Operação Milian

Poderia chamar-se "Operação Milian", a presença dos militares portugueses na Bósnia. Nas conversas primeiras, a bordo do C 130, ou logo à chegada a Sarajevo, notámos a dificuldade que os nossos tropas sentiam quando inquiridos sobre a bandeira que vão desfraldando: os portugueses granjeiam muitas simpatias pela Bósnia, talvez mesmo os mais populares por aquelas paragens. Qual a parte de verdade e qual o quinhão de marketing em tudo isto? Em vez do verbalizar precipitado da prova, pediam-nos paciência: "Vai ver".

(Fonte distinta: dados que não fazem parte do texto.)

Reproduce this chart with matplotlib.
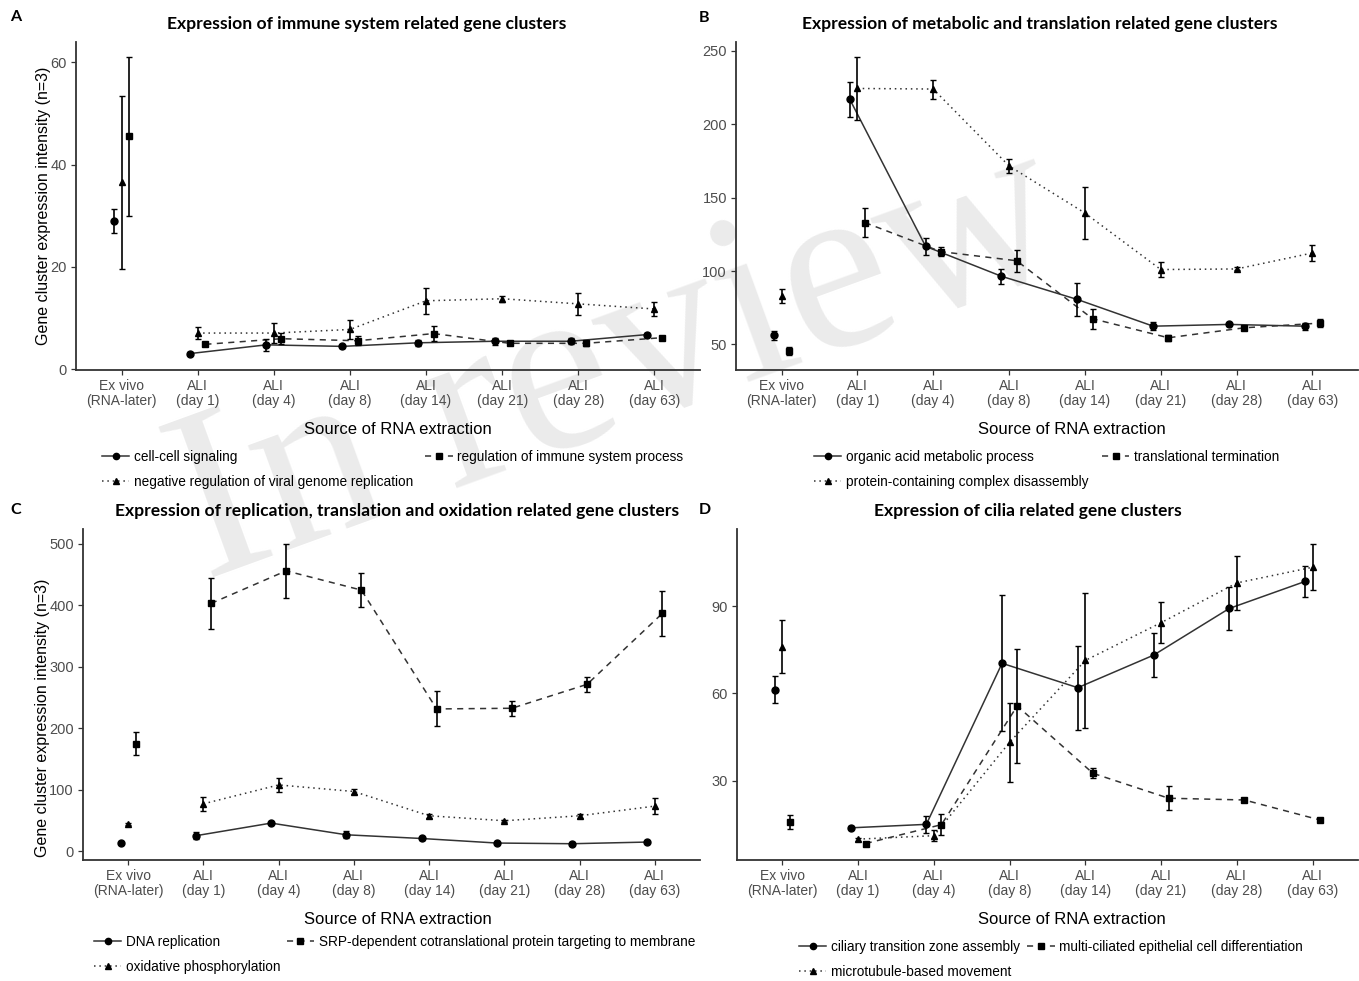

Vimos, em Gorazde, o pequenito Milian ao colo da mãe, regressando de mais um tratamento no hospital local. Entraram para o jeep de matrícula portuguesa, enquanto o pai do petiz se metia em café fronteiro para mais uma charla mata-saudades com um antigo vizinho muçulmano. Milian e seus pais são sérvios, habitavam em Gorazde, os acordos de Dayton empurraram-nos para Rogatica. São refugiados a poucas dezenas de quilómetros da sua terra. Gorazde tem hoje o estatuto de "cidade aberta", o mesmo é dizer sem muros entre muçulmanos, sérvios e croatas, mas a abertura funciona quase e só no papel. À cidade, de forte predominância muçulmana, os sérvios receiam ir. Foi por isso que Milian, de 4 anos, paciente de doença congénita, desmineralização óssea, foi até ao longínquo hospital de Belgrado tratar a perna partida em Rogatica.

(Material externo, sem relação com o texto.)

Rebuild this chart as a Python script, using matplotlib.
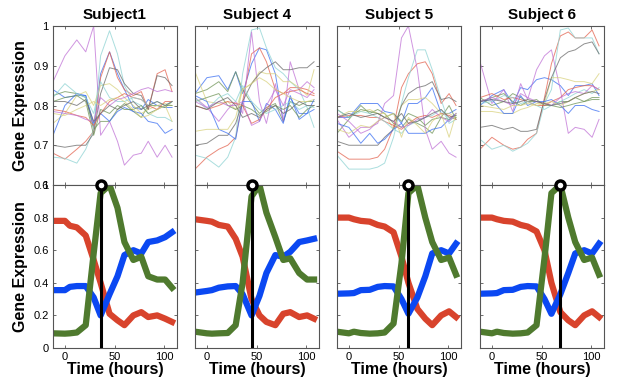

Curaram-no mal, por lá, a centenas de quilómetros. E o hospital de Gorazde ali tão perto. Era o medo que aumentava a distância, até ao dia em que os militares portugueses, com quartel-general em Rogatica, resolveram intervir. A criança foi operada em Gorazde, a mãe venceu o medo e ficou com o filho no hospital durante quinze dias. Milian tinha saudades do pai, a tropa portuguesa levou o homem para junto do filho, o pai logo ali encontrou vizinho de outros tempos, o calor da recepção liquefazia o medo pressentido em toda a viagem. O pai voltou, da segunda vez o tal amigo apareceu com mais uma chusma de muçulmanos: "Num primeiro instante tememos o pior, quando vimos tantos homens em direcção ao pai de Milian. Mas quando começaram todos a beijá-lo, percebemos que a amizade suplantava ali as feridas da guerra. Correu tudo bem" -- conta o capitão Mariano Alves. Hoje, Milian já não tem a perna partida, vai regularmente no jeep da tropa lusitana fazer tratamentos ao hospital de Gorazde. O pai vai também, marca encontro regular com os antigos vizinhos. O coração dos militares cuja cartilha mandará sejam empedernidos bateu mais forte, e venceu. Lembrámo-nos do avisado "Vai ver", começávamos a ver.

Os portugueses, como os militares de outros países, são força ocupante, embora com respaldo dos acordos internacionais. Ninguém gosta de divisas estrangeiras ditando ordens no seu país. A não ser que os galões tenham forma de coração. E têm. E é aí que a tropa portuguesa joga os seus trunfos, é aí que compete com a opulência das outras forças da NATO. O ferrete de "ocupante" fere mais quanto mais se exibirem forças e sobrancerias. Pode ser no capacete, ou no corpo bojudo que denuncia colete à prova de bala. Os portugueses raramente trazem tal indumentária posta, colete e capacete andam no saco, postos só em caso de necessidade. A frota motorizada também não ostenta sobranceria; bem pelo contrário, deixa aos bósnios o sinal de que não somos lá assim muito ricos, e quanto menos ricos nos mostrarmos, mais iguais nos tornamos.